Someone told a client of mine to “implement comprehensive schema markup across the entire site.” That was the whole advice. No priority order, no explanation of which types matter, just a vague mandate that made her feel like she needed to hire a developer for a week.
She didn’t. Three schema types, added over an afternoon with a free tool, covered almost everything that actually matters for a small business site right now.
What Schema Markup Actually Does
Skip the jargon for a second. Schema markup is a way of tagging the content already on your site so a machine, whether that’s Google or an AI answer engine, understands what it’s looking at without guessing.
Without schema, a search engine sees a page and has to infer: is this a review? A product listing? A business address? With schema, you’re telling it directly, in a structured format built for machines to read. AI engines especially lean on this. They don’t browse a page the way a human does. They need explicit, machine-readable signals about who you are, what you sell, and whether your claims check out.
Here’s the blunt version: schema is the difference between an AI engine guessing at your business and knowing it.
The Three Types That Actually Matter
Forget the full list of dozens of schema types available. For a small business blog or site, three cover the vast majority of the benefit.
Organization schema. This tells any system reading your site who you actually are: your business name, logo, address, and how to contact you. It sounds basic, and it is, but it’s also the foundation everything else builds on. Without it, an AI engine has to piece together your identity from scattered mentions across the page. With it, you’re handing over a clean, verified profile.
FAQ schema. If you’ve built out an FAQ page with real, specifically-phrased questions and tight answers, wrapping that content in FAQ schema makes it dramatically easier for an AI system to lift a question-and-answer pair directly into a generated response. This pairs directly with real FAQ content, not the other way around. Schema on a weak FAQ page won’t save a weak FAQ page.
Article schema. For blog posts specifically, this tags your author, publish date, and update date in a structured way. Remember that recency matters more than it used to. A post updated last month with a visible date, marked up correctly, has a real edge over an identical post with no date signal at all.
Three types. Not twelve. Start there and stop.

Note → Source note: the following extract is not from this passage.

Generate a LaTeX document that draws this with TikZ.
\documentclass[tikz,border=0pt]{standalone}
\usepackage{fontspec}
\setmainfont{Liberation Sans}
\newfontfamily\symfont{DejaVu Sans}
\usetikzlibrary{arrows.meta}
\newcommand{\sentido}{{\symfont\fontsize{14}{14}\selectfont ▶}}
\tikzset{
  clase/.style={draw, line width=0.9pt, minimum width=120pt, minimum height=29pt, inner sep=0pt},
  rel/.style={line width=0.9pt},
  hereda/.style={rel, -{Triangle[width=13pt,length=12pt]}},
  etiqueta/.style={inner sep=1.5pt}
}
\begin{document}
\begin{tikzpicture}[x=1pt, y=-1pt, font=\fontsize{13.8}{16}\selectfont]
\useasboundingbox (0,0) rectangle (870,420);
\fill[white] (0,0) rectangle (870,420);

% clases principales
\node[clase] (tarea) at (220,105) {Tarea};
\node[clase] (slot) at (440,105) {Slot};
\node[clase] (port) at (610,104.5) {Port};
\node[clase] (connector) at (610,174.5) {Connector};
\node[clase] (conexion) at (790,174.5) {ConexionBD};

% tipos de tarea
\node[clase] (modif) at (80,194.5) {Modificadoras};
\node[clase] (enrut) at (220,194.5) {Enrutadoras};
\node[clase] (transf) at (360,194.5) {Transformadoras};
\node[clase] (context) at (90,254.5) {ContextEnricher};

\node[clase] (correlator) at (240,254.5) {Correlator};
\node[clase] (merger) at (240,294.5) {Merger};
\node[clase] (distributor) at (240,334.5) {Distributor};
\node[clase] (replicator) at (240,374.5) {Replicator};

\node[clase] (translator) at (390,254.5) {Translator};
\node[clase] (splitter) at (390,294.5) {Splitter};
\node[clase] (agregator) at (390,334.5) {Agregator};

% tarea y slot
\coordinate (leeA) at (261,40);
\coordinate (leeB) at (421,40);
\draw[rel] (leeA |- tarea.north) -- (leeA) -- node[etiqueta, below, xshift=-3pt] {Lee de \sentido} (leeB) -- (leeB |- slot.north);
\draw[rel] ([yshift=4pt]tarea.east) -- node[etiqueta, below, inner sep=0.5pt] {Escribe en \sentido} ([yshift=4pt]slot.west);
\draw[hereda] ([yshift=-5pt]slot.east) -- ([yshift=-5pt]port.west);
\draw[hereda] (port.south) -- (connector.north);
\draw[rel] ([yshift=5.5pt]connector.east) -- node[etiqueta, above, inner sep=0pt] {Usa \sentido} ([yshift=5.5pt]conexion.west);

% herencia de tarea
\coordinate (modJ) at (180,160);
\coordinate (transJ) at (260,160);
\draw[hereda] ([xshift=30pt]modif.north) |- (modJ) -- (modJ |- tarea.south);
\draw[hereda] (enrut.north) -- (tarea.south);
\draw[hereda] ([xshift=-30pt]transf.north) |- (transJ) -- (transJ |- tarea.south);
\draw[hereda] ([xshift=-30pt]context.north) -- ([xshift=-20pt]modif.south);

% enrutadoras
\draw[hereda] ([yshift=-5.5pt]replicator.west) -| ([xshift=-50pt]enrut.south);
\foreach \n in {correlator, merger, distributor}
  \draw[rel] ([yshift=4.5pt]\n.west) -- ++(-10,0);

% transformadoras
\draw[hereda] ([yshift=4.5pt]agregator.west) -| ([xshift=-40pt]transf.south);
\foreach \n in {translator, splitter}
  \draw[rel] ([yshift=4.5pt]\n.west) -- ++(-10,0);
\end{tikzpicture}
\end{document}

How to Actually Add This Without a Developer
If you’re on WordPress, most SEO plugins already generate basic schema for you automatically, and you might be closer to done than you think. Check your plugin’s settings for a schema or structured data section before assuming you need anything new.
If you need to build it manually, Google’s own Structured Data Markup Helper walks you through tagging a page step by step, then spits out the code to paste into your site. No coding background required, just patience and about twenty minutes per page type.

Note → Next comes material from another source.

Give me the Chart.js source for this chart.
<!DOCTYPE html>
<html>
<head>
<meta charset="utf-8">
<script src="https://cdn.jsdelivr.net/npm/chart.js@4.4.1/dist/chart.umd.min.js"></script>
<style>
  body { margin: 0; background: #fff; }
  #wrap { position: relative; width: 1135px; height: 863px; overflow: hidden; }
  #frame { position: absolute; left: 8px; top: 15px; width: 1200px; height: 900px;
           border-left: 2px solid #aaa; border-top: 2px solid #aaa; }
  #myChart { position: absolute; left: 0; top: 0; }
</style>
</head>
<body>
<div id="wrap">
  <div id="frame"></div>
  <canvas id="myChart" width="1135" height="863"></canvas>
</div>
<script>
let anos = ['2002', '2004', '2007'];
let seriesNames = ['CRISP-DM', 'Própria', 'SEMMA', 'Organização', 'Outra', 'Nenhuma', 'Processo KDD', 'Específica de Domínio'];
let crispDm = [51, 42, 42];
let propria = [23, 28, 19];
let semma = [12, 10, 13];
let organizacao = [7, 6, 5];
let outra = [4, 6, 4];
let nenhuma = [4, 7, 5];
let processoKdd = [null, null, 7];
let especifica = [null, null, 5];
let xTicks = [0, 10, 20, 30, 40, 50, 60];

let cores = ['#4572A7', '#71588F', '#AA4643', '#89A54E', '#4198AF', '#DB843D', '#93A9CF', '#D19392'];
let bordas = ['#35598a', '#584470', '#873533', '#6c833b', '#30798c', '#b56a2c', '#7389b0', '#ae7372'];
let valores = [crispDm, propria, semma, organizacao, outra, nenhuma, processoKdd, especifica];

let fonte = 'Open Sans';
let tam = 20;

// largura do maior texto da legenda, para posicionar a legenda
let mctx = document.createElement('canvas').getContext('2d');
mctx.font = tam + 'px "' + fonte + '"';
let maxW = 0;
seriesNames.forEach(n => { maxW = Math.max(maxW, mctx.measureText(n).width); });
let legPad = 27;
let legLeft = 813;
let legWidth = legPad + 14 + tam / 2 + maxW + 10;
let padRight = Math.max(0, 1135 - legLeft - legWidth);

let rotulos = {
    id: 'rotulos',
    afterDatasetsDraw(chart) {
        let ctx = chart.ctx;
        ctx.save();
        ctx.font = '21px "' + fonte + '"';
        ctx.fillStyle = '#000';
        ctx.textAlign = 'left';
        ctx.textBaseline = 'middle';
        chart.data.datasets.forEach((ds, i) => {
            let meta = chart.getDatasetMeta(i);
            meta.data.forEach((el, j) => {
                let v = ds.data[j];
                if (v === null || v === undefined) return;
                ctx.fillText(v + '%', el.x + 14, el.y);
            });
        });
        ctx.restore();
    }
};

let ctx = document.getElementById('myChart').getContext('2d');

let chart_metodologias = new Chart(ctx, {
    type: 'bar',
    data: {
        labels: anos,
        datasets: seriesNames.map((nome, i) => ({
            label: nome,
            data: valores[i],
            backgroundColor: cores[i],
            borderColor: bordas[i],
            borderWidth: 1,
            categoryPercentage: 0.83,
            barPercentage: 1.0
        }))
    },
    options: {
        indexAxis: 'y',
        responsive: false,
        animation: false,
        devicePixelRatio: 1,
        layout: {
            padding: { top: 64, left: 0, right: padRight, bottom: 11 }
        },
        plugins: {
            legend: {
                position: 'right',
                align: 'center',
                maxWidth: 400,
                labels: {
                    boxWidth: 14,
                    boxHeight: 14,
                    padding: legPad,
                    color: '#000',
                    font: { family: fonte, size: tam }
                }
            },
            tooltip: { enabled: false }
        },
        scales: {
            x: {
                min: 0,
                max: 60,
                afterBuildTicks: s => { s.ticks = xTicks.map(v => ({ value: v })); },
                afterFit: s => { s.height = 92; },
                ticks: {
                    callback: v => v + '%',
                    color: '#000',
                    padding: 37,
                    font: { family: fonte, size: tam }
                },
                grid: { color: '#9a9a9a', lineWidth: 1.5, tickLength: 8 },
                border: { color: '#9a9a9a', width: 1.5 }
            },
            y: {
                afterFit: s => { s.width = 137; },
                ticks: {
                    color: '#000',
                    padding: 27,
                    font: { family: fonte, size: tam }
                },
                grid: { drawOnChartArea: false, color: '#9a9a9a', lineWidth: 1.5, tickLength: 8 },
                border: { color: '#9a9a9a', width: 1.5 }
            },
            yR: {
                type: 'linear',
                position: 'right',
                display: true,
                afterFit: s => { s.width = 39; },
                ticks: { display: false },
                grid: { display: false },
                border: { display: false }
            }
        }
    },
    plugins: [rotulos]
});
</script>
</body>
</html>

Once it’s live, run the page through Google’s Rich Results Test. It’ll tell you flatly whether your markup is valid or broken. Skip this step and you might be shipping schema that looks right but silently fails.
What This Won’t Fix
Schema markup won’t rescue thin content. If your FAQ answers are vague or your blog posts bury the actual point six paragraphs deep, tagging that content correctly just means a machine can now clearly see how thin it is. Fix the substance first. Schema is the amplifier, not the source.
It also won’t happen overnight. Adding markup doesn’t trigger an instant re-crawl and re-ranking. Expect weeks, not days, before you’d notice any shift, and even then, it’s one signal among many, not a magic switch.
The Mistake I See Most Often
Business owners hear “schema markup matters” and go add ten different types across the whole site in one sitting, chasing completeness instead of impact. That’s backwards. A site with clean Organization, FAQ, and Article schema, done correctly and validated, will outperform a site with fifteen half-broken schema types slapped on without checking whether any of them actually validate.
Depth on the three that matter beats breadth across everything available.
What to Do Now
Check whether your SEO plugin already has schema switched on. If it does, confirm Organization, FAQ, and Article types are active and validate one page with Google’s Rich Results Test today. If it doesn’t, start with Organization schema this week, since everything else builds on having your business identity clearly tagged.
One afternoon, three schema types, and a validation check. That’s the whole project. Anyone telling you it needs to be bigger than that is selling something.